It doesn't sit 100% comfortable suggesting this was a 'mistake' - not saying this doesn't work - just that I don't feel entirely comfortable with it.
To follow up on this - with A/B price testing how does this work when you are lowering and raising your prices all the time - what's the general approach - to admit 'mistakes' or refund the difference or just manage on an adhoc per issue raised basis ?
Whether or not you choose to call it a "mistake" and how you handle it depends entirely on the business model, image, product, customers, etc....
A recurring service that is purchased, where you priced things too high and saw prices drop off, and then quickly moved it back - telling the customers who paid too much, and who would likely get pissed and leave when they find out you were unlucky represent an opportunity to market yourself - saying "Hey, we over did it a bit - we're crediting what you already paid forward at our new reduced rate, and keep charging you at that rate going forward, we appreciate your business!". If anything, that's going to make your customer who was willing to pay double what you are now charging him happy, and spread the word.
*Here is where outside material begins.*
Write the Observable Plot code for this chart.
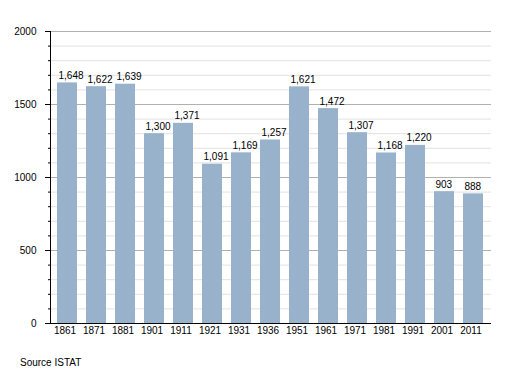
<!DOCTYPE html>
<html>
<head>
<meta charset="utf-8">
<script src="https://cdn.jsdelivr.net/npm/d3@7"></script>
<script src="https://cdn.jsdelivr.net/npm/@observablehq/plot@0.6"></script>
<style>
  body { margin: 0; background: #fff; font-family: "Liberation Sans", Arial, sans-serif; }
  #chart svg { display: block; }
  #caption { font-size: 10px; color: #000; margin: 12px 0 0 20px; line-height: 12px; }
</style>
</head>
<body>
<div id="chart"></div>
<div id="caption">Source ISTAT</div>
<script>
const years = ["1861","1871","1881","1901","1911","1921","1931","1936","1951","1961","1971","1981","1991","2001","2011"];
const population = [1648,1622,1639,1300,1371,1091,1169,1257,1621,1472,1307,1168,1220,903,888];
const majorTicks = [0,500,1000,1500,2000];
const minorTicks = [100,200,300,400,600,700,800,900,1100,1200,1300,1400,1600,1700,1800,1900];

const data = years.map((y, i) => ({year: y, value: population[i]}));
const fmt = d3.format(",");

const chart = Plot.plot({
  width: 520,
  height: 345,
  marginLeft: 50,
  marginRight: 29,
  marginTop: 31,
  marginBottom: 22,
  style: {fontFamily: "Liberation Sans, Arial, sans-serif", fontSize: "10px", color: "#000", background: "#fff"},
  x: {domain: years, paddingInner: 0.3, paddingOuter: 0.02, label: null},
  y: {domain: [0, 2000], label: null},
  marks: [
    Plot.ruleY(minorTicks, {stroke: "#e2e2e2", strokeOpacity: 1}),
    Plot.ruleY(majorTicks, {stroke: "#b0b0b0", strokeOpacity: 1}),
    Plot.barY(data, {x: "year", y: "value", fill: "#99b2cb"}),
    Plot.text(data, {x: "year", y: "value", text: d => fmt(d.value), textAnchor: "start", lineAnchor: "bottom", dx: -9, dy: -4, fill: "#000", fontSize: 10}),
    Plot.axisY({ticks: majorTicks, tickSize: 5, tickPadding: 9, tickFormat: d => String(d), stroke: "#000", strokeOpacity: 1, label: null}),
    Plot.axisY({ticks: minorTicks, tickSize: 2, tickFormat: () => "", stroke: "#000", strokeOpacity: 1, label: null}),
    Plot.axisX({tickSize: 0, tickPadding: 3, dx: -2.5, label: null}),
    Plot.ruleY([0], {stroke: "#000", strokeOpacity: 1}),
    Plot.frame({anchor: "left", stroke: "#000", strokeOpacity: 1})
  ]
});
document.getElementById("chart").append(chart);
</script>
</body>
</html>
Who doesn't like to find out they just got a 50% refund?
Agreed, but I would feel even more lousy continuing to charge them the higher rate while charging less to others.
You don't lower and raise your prices all the time, you do it once to determine the sweet spot and then you stick with that for a much longer time.
For me it was exactly as described: 2, evaluate, 2, evaluate, *2 evaluate -> go back one step.
At each step we had at most a few hundred signups processed before we made the decision.
The fact that it took as long as it did is only because I was skeptical, I should have realized much earlier that it can't cost too much to try, after all your signup rate would have to halve before you start to lose money.